Monday, June 15, 2009

Do-It-Yourself: Heights Home Improvement


Matt and I are not the house-fixer-upper types. When we bought our house back in July, we intentionally bought a "flipped" house because it had a new roof, updated electrical/plumbing systems, new hardwood floors, fresh paint, and new cabinets and granite counter tops. We just moved our boxes in and unpacked. Easy-peasy.

But now I find myself seeking out Do-It-Yourself projects that will beautify our little bungalow. I like the idea of putting time and muscle into projects that we will benefit from for years.

I decided my first project would be redoing our front walkway.

Now, please understand. I know nothing about redoing a walkway. I have no tools that would help me redo a walkway. I just decided that it needed to be redone. The front walkway was comprised of uneven and jagged flagstone embedded in sand.
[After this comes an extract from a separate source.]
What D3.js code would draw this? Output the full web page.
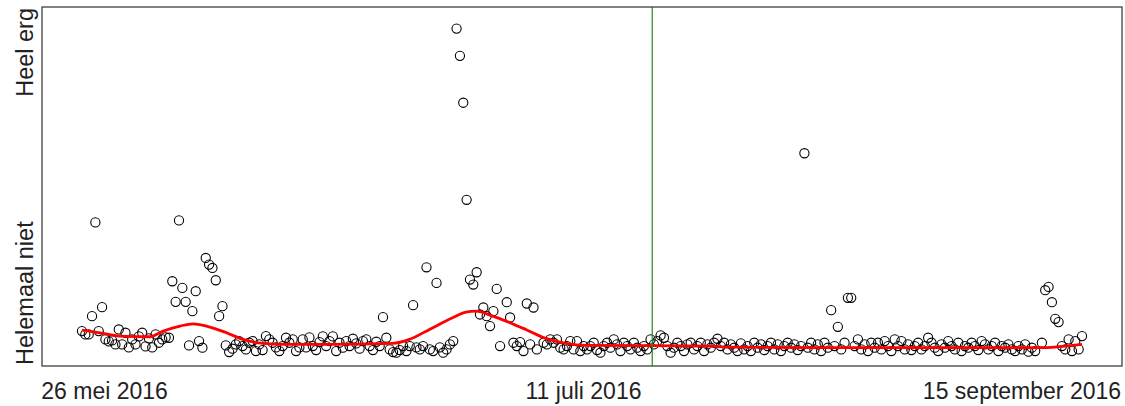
<!DOCTYPE html>
<html>
<head>
<meta charset="utf-8">
<script src="https://cdn.jsdelivr.net/npm/d3@7"></script>
<style>
  body { margin: 0; background: #fff; }
  text { font-family: "Liberation Sans", Arial, sans-serif; fill: #222; }
</style>
</head>
<body>
<svg id="chart" width="1125" height="406"></svg>
<script>
// scores per measurement (0 = helemaal niet, 100 = heel erg), null = missing
var scores = [
  6.5, 5.5, 5.5, 11, 39.2, 6.5, 13.7, 4, 3.4, 3.7,
  2.5, 7, 2.5, 6, 1.6, 4, 2.5, 4.9, 6, 1.9,
  4.3, 1.6, 5.5, 3, 4, 4.6, 4.5, 21.5, 15.3, 39.8,
  19.5, 15.3, 2.2, 12.5, 18.5, 3.5, 1.5, 28.5, 26.5, 25.5,
  21.8, 11, 14, 2.2, 0.2, 1.2, 2.5, 3.5, 2, 1,
  3, 3.5, 0.5, 2.5, 0.8, 5, 4, 3, 1.6, 0.5,
  2, 4.5, 3, 4, 0.5, 1.6, 4, 1.6, 4.6, 2,
  0.8, 3.2, 4.9, 2, 3.5, 4.9, 0.5, 3, 1.5, 3.5,
  2, 4.2, 2.8, 1.2, 3.5, 4, 2, 0.8, 3.3, 2,
  10.7, 4.5, 1, 0.2, 0, 0.8, 2, 0.5, 2, 14.3,
  1.6, 1, 2, 25.7, 1, 0.5, 21, 1.6, 0, 1,
  2.5, 3.5, 97.5, 89.3, 75.2, 46, 22, 20.5, 24.2, 11.5,
  13.6, 11, 8, 12.5, 19.2, 2, null, 15.2, 10.6, 3,
  2, 3.2, 0.5, 14.8, 2.5, 13.6, 1, null, 3, 2.5,
  4, 3, 4, 1.5, 1, 2, 3.5, 1, 3.5, 0.5,
  2, 1, 2, 3, 0.8, 0, 2, 3, 1.5, 4,
  2.5, 0.5, 3, 2, 1, 3, 1.5, 0.5, 2, 1,
  4, 2.5, 3.5, 5.2, 4.5, 2, 0, 1.5, 3, 2,
  0.5, 2.5, 3, 1, 2, 3, 0.5, 2.5, 1.5, 3,
  4.2, 2, 3, 1, 2.5, 1.5, 0.5, 2.8, 1, 2,
  0.5, 3, 1.5, 2.5, 0.8, 2, 3, 1, 2.5, 0.5,
  2, 3, 1.5, 2.5, 0.8, 2, 60, 1.5, 3, 1,
  2.5, 0.5, 3, 1.5, 12.8, 2, 7.8, 1, 3, 16.5,
  16.5, 2, 4, 1, 2.5, 0.5, 3, 1.5, 3, 1,
  3.5, 2, 0.5, 4, 2, 3.5, 1, 2.5, 0.8, 2,
  3, 1, 2, 4.5, 3, 1.5, 0.5, 2.5, 1.5, 3.5,
  2, 1, 3, 0.5, 2, 1.5, 3, 2, 0.8, 3.5,
  2.5, 1, 2, 3, 0.5, 2, 1.5, 2.5, 1, 0.5,
  2, 1, 2.5, 0.3, 1.5, 0.5, null, 3, 18.8, 19.8,
  15.2, 10.2, 9.2, 2, 1, 4, 0.5, 3.5, 1, 5
];

// smoothed trend (measurement index, score)
var smoothIdx = [0, 5.4, 11.3, 20.3, 24.3, 29.3, 33.2, 37.2, 43.2, 48.1, 54.1, 61.1, 73, 92.9, 97.9,
  103.9, 110.8, 114.8, 117.8, 122.8, 126.8, 132.7, 138.7, 144.7, 150.7, 188.4, 192.5, 228.3, 286, 292, 299];
var smoothVal = [6.8, 6.0, 5.0, 4.8, 6.5, 8.0, 8.7, 8.0, 6.0, 4.0, 2.8, 2.5, 2.5, 2.8, 4.0,
  7.0, 10.5, 12.2, 12.5, 11.0, 9.5, 7.0, 4.3, 2.8, 2.2, 2.0, 1.7, 1.5, 1.5, 1.8, 2.5];

// date labels on the x axis, at measurement index
var tickIdx = [6.6, 149.8, 280.9];
var tickLabels = ["26 mei 2016", "11 juli 2016", "15 september 2016"];

// start of the second phase
var phaseIdx = 170.5;

var yLabels = ["Helemaal niet", "Heel erg"];

var plotL = 42, plotR = 1122, plotT = 7, plotB = 366;
var svg = d3.select("#chart");

var n = scores.length - 1;
var x = d3.scaleLinear()
  .domain([-0.04 * n, 1.04 * n])
  .range([plotL, plotR]);
var y = d3.scaleLinear()
  .domain([-4, 104])
  .range([plotB, plotT]);

var pts = scores.map(function(v, i) { return { i: i, v: v }; })
  .filter(function(d) { return d.v !== null; });

svg.append("g")
  .selectAll("circle")
  .data(pts)
  .enter()
  .append("circle")
  .attr("cx", function(d) { return x(d.i); })
  .attr("cy", function(d) { return y(d.v); })
  .attr("r", 4.6)
  .attr("fill", "none")
  .attr("stroke", "#000")
  .attr("stroke-width", 1.1);

var line = d3.line()
  .x(function(d) { return x(d[0]); })
  .y(function(d) { return y(d[1]); })
  .curve(d3.curveMonotoneX);

svg.append("path")
  .datum(d3.zip(smoothIdx, smoothVal))
  .attr("d", line)
  .attr("fill", "none")
  .attr("stroke", "#ff0000")
  .attr("stroke-width", 2.8);

svg.append("line")
  .attr("x1", x(phaseIdx)).attr("x2", x(phaseIdx))
  .attr("y1", plotT).attr("y2", plotB)
  .attr("stroke", "#228b22")
  .attr("stroke-width", 1.2);

// frame
svg.append("rect")
  .attr("x", plotL).attr("y", plotT)
  .attr("width", plotR - plotL).attr("height", plotB - plotT)
  .attr("fill", "none")
  .attr("stroke", "#404040")
  .attr("stroke-width", 1.3);

// x axis, labels only
var xAxis = d3.axisBottom(x)
  .tickValues(tickIdx)
  .tickFormat(function(d, i) { return tickLabels[i]; })
  .tickSize(0)
  .tickPadding(0);

var gx = svg.append("g")
  .attr("transform", "translate(0," + plotB + ")")
  .call(xAxis);
gx.select(".domain").remove();
gx.selectAll("text")
  .attr("dy", null)
  .attr("y", 33)
  .attr("fill", "#222")
  .style("font-family", '"Liberation Sans", Arial, sans-serif')
  .style("font-size", "23px");

// y labels, rotated
svg.append("text")
  .attr("transform", "translate(33," + (plotB - 1) + ") rotate(-90)")
  .attr("text-anchor", "start")
  .style("font-size", "23.5px")
  .text(yLabels[0]);

svg.append("text")
  .attr("transform", "translate(33," + (plotT + 1) + ") rotate(-90)")
  .attr("text-anchor", "end")
  .style("font-size", "23.5px")
  .text(yLabels[1]);
</script>
</body>
</html>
Although I liked the flagstone well enough, I didn't like that the sand constantly washed up over the top of the flagstone. Also, our grass was starting to grow up through the sand and flagstone.
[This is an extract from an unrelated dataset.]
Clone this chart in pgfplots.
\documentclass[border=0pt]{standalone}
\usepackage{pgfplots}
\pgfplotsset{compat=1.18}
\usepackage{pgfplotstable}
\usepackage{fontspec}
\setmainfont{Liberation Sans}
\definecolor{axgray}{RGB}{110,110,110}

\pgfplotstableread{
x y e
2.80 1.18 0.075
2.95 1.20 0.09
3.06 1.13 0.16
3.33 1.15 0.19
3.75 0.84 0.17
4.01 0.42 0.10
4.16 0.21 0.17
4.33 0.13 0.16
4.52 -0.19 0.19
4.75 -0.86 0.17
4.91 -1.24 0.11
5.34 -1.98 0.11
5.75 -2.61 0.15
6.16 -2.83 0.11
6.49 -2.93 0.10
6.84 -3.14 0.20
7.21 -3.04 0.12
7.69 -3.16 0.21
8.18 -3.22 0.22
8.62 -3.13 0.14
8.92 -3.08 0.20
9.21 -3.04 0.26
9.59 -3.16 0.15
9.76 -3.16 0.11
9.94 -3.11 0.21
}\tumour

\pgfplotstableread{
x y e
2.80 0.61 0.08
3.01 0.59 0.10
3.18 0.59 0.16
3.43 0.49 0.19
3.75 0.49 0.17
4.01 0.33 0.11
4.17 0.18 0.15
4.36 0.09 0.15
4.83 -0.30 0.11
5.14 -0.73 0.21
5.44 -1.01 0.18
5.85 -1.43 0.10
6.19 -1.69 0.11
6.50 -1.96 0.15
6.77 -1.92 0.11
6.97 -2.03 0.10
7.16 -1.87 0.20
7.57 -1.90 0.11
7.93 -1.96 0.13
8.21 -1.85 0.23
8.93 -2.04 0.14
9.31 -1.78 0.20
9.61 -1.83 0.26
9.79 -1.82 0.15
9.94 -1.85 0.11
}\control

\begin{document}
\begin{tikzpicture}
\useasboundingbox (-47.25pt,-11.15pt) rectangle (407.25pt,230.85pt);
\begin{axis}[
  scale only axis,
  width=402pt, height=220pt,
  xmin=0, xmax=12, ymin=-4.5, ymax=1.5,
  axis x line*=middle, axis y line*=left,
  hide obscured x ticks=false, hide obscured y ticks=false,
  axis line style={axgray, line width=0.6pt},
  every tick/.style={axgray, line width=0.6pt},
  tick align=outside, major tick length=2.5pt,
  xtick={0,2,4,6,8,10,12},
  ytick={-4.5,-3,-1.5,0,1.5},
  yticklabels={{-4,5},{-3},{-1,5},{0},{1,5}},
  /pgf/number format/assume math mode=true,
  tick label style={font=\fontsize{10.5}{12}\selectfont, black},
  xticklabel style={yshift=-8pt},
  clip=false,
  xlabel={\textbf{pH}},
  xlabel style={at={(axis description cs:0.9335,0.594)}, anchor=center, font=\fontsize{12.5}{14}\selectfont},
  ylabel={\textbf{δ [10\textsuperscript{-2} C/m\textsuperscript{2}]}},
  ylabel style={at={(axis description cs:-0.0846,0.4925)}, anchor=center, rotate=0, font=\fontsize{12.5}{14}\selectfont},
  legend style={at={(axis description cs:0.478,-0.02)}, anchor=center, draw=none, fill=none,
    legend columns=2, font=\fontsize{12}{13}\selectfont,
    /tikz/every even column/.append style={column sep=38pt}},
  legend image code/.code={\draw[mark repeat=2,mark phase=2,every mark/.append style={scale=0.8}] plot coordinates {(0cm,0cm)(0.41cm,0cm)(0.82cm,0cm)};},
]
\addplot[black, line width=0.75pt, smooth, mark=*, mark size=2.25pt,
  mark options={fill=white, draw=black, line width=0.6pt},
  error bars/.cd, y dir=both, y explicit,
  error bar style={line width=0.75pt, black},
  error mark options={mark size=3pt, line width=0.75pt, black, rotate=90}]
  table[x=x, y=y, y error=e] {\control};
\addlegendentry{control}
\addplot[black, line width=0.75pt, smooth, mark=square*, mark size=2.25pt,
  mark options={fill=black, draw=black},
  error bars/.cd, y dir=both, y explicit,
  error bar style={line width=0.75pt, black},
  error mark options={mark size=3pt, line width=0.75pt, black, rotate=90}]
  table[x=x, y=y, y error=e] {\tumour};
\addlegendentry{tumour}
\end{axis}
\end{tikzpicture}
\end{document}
Here's what I did to take the project from start to finish:

Step One: Decide on the Vision
  • I decided that I wanted to minimize the cost of this project by reusing the flagstone. I then visited San Jacinto Stone on Yale Street just south of I-10 to get some ideas about what to put in between the flagstone. While scouting out everything they had to offer, I came across some 1/2" to 1" moonstones that I thought would look nice next to the flagstone. Also, I thought they would be heavy enough to sit tight and not get washed about during hurricane season.
Step Two: Make a Plan
  • I talked to the staff at San Jacinto Stone about how exactly to do the project. They told me I should dig everything up, lay down about two inches of crushed granite, pack everything down with a hand tamper, lay the flagstone, and fill it in with the rocks. I gave them the precise measurements of the path, and they were able to tell me exactly how much granite and how many rocks to buy.
Step Three: Get Started
  • I slathered on the sunscreen, donned a sun hat, and got to work. I dug out each of the flagstone pieces (using a shovel borrowed from our neighbors). I then dug into the sand to loosen it, so I could start digging out piles and piles of it.

Step Four: Ask for Help
  • Luckily, I have befriended a very handy (and extremely helpful) neighbor. He gave me the idea to shovel the old sand into our trashcan and then roll it to the backyard to fill in low spots. He also volunteered to pick up the very heavy crushed granite and rocks in his pick-up truck. He helped me shovel all the granite into the hole I had created.


Step Five: Keep Going
  • I had to set aside several hours to work on this project, which required pounds of sunscreen and water. I smoothed the granite into the hole, and then rented a hand tamper from Home Depot to pack down the granite. I also learned that you can rent pick-up trucks from Home Depot for $20 the first hour and $10 each additional hour. Next time, I won't have to bug my neighbor.
  • Once the granite was packed down, I placed the flagstone back into the path, and moved it around until I had achieved a pattern I liked. I then tried to even them out and stabilize them as much as I could by scraping out some of the granite. Next, I used some of the remaining granite to fill in some of the space between the flagstone. Finally, I placed the moonstones in between the flagstone.
What a huge accomplishment! No, it's not perfectly level or smooth, but it is the culmination of my own persistence and determination. I have immense pride for being able to take a project from vision to completion. I'll continue to feel that pride for years to come!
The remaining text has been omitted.